Nietzsche’s quote above has become very much a part of who I am. When you gaze into that abyss, it gazes back, and it tells you what you are made of. And, you know, you might be surprised that even in the midst of monsters, you can find your own heroism and the goodness of others. It’s a good thing to remember when you have a child go through a crisis.

Our abyss opened up a few years ago, when our beautiful, funny, smart sophomore in high school fell apart. It was right at the end of Christmas break, the other kids had left to their various homes, and B was very sad. We tried to get her to talk about it, but she just seemed to shrink into a shell. It was hard to understand, since she had always been excited about school and she had a large group of fun, quirky friends. It wasn’t until she committed a criminal act that we knew she was not just sad, but truly ill.

It would be months before we had a diagnosis of bipolar disease with atypical symptoms, and, by that time she was in the juvenile justice system. It was devastating for us. We had never had a child in trouble, never (that we knew of) had a child experiencing hallucinations or the terror of a mind that isn’t working the way that it should. We did not know a lawyer and did not understand the system, and our girl was arrested and taken away before we could even process what to do.

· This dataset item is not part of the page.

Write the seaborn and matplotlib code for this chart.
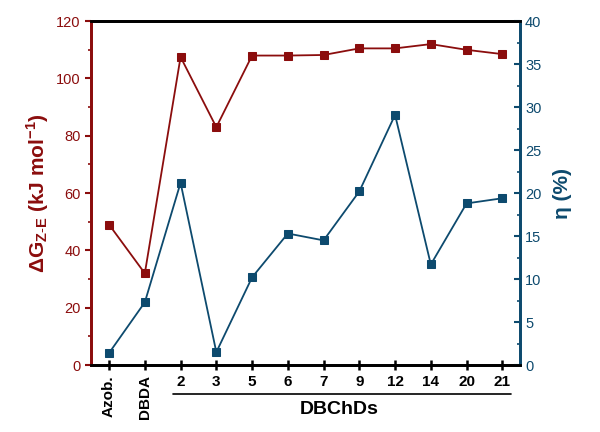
import numpy as np
import pandas as pd
import matplotlib
matplotlib.use('Agg')
import matplotlib.pyplot as plt
import seaborn as sns

#---------------------------------------------------------
f_out='out.png'
samples=['Azob.', 'DBDA', '2', '3', '5', '6', '7', '9', '12', '14', '20', '21']
dg=[49, 32, 107.5, 83, 108, 108, 108.2, 110.5, 110.5, 112, 110, 108.5]
eta=[1.4, 7.3, 21.2, 1.5, 10.2, 15.3, 14.5, 20.2, 29.1, 11.7, 18.8, 19.4]

c_red='#8b0d0d'
c_blue='#0d4a6e'

#--------------------------------------------------------
df=pd.DataFrame({'pos': np.arange(len(samples)), 'sample': samples, 'dg': dg, 'eta': eta})

sns.set_style('ticks')
plt.rcParams['font.family']=['Liberation Sans', 'DejaVu Sans']
plt.rcParams['text.color']='black'
plt.rcParams['mathtext.fontset']='custom'
plt.rcParams['mathtext.rm']='Liberation Sans'
plt.rcParams['mathtext.bf']='Liberation Sans:bold'

fig=plt.figure(figsize=(6, 4.32), dpi=100)
ax=fig.add_axes([0.152, 0.155, 0.715, 0.796])
ax2=ax.twinx()

#plot
sns.lineplot(data=df, x='pos', y='dg', ax=ax, color=c_red, marker='s', markersize=5.5,
	markeredgecolor=c_red, linewidth=1.3, sort=False)
sns.lineplot(data=df, x='pos', y='eta', ax=ax2, color=c_blue, marker='s', markersize=5.5,
	markeredgecolor=c_blue, linewidth=1.3, sort=False)

#adjust
ax.set_xlim(-0.5, 11.5)
ax.set_ylim(0, 120)
ax2.set_ylim(0, 40)
ax.set_yticks(np.arange(0, 121, 20))
ax.set_yticks(np.arange(10, 120, 20), minor=True)
ax2.set_yticks(np.arange(0, 41, 5))
ax2.set_yticks(np.arange(2.5, 40, 5), minor=True)

ax.set_xticks(df['pos'])
ax.set_xticklabels(samples, fontsize=11, weight='bold')
for i, lbl in enumerate(ax.get_xticklabels()):
	if i<2:
		lbl.set_rotation(90)
		lbl.set_va('top')
ax.tick_params(axis='x', direction='inout', length=7, width=1.8, pad=4, colors='black')
ax.tick_params(axis='y', which='major', direction='out', length=4, width=1.5, colors=c_red, labelsize=10.5)
ax.tick_params(axis='y', which='minor', direction='out', length=2.5, width=1.2, colors=c_red)
ax2.tick_params(axis='y', which='major', direction='in', length=4, width=1.5, colors=c_blue, labelsize=10.5)
ax2.tick_params(axis='y', which='minor', direction='in', length=2.5, width=1.2, colors=c_blue)

for a in [ax, ax2]:
	for s in a.spines.values():
		s.set_linewidth(2)
	a.spines['bottom'].set_color('black')
	a.spines['top'].set_color('black')
	a.spines['left'].set_color(c_red)
	a.spines['right'].set_color(c_blue)
	a.grid(False)

ax.set_xlabel('')
ax.set_ylabel(r'$\mathbf{\Delta G_{Z\text{-}E}}$ (kJ mol$^{\mathbf{-1}}$)', fontsize=15, weight='bold',
	color=c_red, labelpad=4)
ax2.set_ylabel('η (%)', fontsize=15, weight='bold', color=c_blue, labelpad=8)

#group annotation
tr=ax.get_xaxis_transform()
ax.plot([1.8, 11.25], [-0.083, -0.083], transform=tr, color='black', linewidth=1.2, clip_on=False)
ax.text(6.45, -0.13, 'DBChDs', transform=tr, fontsize=14, weight='bold', color='black',
	ha='center', va='center')

#save
plt.savefig(f_out, dpi=100)
plt.close()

She was locked up without seeing a lawyer or even very extensive questioning.

We had to work from behind, finding a lawyer, trying to build a case, and fighting to get her out of a detention facility where she was rapidly descending into full-blown psychosis (which was taken as “acting out” and punished). Before she finally found good treatment at a state hospital, she attempted suicide 22 times. She cut herself, painted with blood on her cell walls, cycled up and down in mood, and was, at one point, so overmedicated that she could not put a sentence together. We stared into that abyss and found that, as parents, we not only had voices, but that those voices could be effective. So for parents in crisis, here are some ways you can be there for your child:

  1. Do not be ashamed. Your child may have committed a crime, she may have done something awful at school, and he may have hurt himself or others, but he or she is still your child and still the person you know. Advocate, love, and see the whole person even if others cannot.
  2. Find help. Don’t be afraid to call people, to ask questions, and to seek help for your child. We live in a very rural area with few resources, so I think this website is amazing for helping you make those connections. Find them and use them. Take advantage of family support and therapy to help you cope with your child’s needs.
  3. Be strong. You might be told that your child is a liar, or that you are a bad parent, or that some kids are just bad. You do not have to accept that. Even if you have made mistakes, you do not have to accept that. Don’t let it deter you from advocating and making your case for your child.
  4. Pay attention. Keep records. Talk to your child as often as you are allowed to. Check on their stories; follow up with their doctors/superintendents/wardens/teachers (whatever system they are in). Make sure that you have your facts and present reasonable arguments. Keep presenting them even if you have to send them to an advocacy group or your state representative to get action. Don’t give up.
  5. Remember that almost everyone you deal with will have your child’s best interests at heart, even if they are entirely mistaken about those interests. Approaching everyone with this mindset helps you to make your case and promotes people listening. Don’t yell (Okay, so I yelled once or twice, but only in extreme situations.), but don’t be afraid to say that you are angry, and don’t be ashamed if you cry. It’s your child. You can grieve.
  6. Finally, believe in the future. My daughter is a junior in college. She’s doing very well (dean’s list, thank you). She has wonderful friends and she’s going to a comic-con (road trip!) in a couple of weeks. She’s wonderful, and we love her, and she knows that no matter what, we will never give up on her.

Don’t be afraid to look in that abyss. You’ll be amazed how much strength you have.